**Source records:**
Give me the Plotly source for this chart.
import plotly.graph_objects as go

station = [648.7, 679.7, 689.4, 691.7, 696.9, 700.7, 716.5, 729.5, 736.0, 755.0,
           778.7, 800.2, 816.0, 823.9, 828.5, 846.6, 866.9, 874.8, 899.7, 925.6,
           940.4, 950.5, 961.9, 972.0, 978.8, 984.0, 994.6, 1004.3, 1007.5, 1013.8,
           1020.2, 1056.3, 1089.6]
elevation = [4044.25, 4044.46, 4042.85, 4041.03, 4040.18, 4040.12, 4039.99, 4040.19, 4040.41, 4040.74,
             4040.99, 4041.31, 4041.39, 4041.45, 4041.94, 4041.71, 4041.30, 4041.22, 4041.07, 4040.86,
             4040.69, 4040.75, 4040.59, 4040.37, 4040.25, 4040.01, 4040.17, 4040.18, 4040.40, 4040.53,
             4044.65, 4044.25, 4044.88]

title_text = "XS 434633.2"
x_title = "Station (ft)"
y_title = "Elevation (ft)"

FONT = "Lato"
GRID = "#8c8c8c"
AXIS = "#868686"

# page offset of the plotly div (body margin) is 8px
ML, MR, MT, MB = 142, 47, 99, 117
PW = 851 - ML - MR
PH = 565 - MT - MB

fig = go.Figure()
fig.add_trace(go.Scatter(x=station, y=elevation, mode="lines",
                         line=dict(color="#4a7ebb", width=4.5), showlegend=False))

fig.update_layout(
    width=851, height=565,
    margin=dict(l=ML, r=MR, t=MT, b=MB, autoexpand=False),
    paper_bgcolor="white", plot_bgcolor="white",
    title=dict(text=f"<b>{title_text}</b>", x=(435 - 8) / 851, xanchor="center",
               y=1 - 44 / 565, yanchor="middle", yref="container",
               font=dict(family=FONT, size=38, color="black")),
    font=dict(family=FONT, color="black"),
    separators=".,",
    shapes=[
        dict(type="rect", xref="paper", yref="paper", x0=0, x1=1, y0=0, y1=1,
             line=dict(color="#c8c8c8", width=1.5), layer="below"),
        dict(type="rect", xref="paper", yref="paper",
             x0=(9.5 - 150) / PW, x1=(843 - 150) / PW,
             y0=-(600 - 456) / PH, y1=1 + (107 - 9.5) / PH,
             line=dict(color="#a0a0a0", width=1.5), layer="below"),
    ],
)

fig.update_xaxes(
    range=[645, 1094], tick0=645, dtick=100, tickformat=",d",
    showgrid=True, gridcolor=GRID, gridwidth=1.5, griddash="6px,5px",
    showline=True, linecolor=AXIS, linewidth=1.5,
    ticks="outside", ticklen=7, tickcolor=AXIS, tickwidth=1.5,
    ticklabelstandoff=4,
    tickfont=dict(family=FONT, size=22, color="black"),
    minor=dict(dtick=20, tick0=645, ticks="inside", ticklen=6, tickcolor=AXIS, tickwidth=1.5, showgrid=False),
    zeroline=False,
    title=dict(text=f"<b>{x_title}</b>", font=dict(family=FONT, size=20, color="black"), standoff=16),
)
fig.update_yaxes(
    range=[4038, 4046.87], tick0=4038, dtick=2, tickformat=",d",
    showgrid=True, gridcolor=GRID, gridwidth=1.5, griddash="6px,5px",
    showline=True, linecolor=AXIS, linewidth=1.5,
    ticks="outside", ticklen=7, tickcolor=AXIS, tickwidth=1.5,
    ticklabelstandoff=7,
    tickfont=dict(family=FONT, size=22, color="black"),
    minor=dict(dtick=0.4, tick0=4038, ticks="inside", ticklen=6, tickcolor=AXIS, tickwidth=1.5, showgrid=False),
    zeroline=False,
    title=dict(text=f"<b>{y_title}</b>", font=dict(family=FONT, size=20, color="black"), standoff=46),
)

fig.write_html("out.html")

* * *

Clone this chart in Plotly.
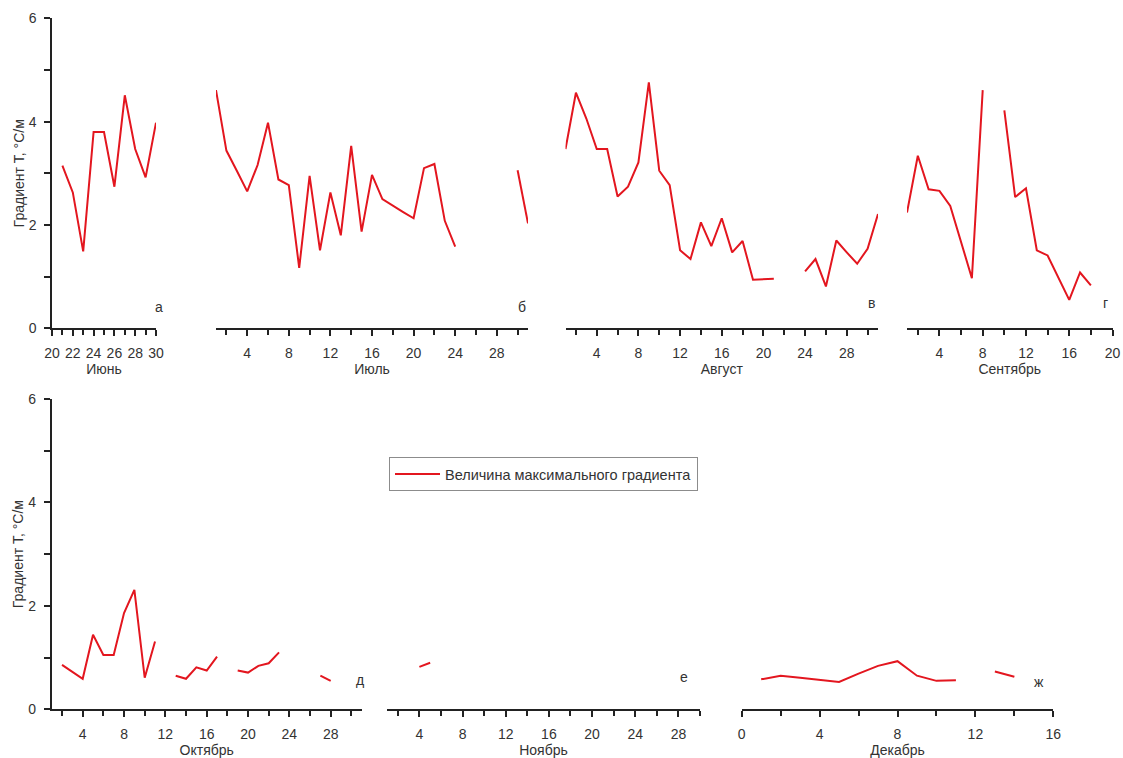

**Problem description:** Print exactly the lines from the line with "Give me the Plotly source for this chart." to the line with "import plotly.graph_objects as go", both included, and nothing else.

**Task answer:**
Give me the Plotly source for this chart.
import plotly.graph_objects as go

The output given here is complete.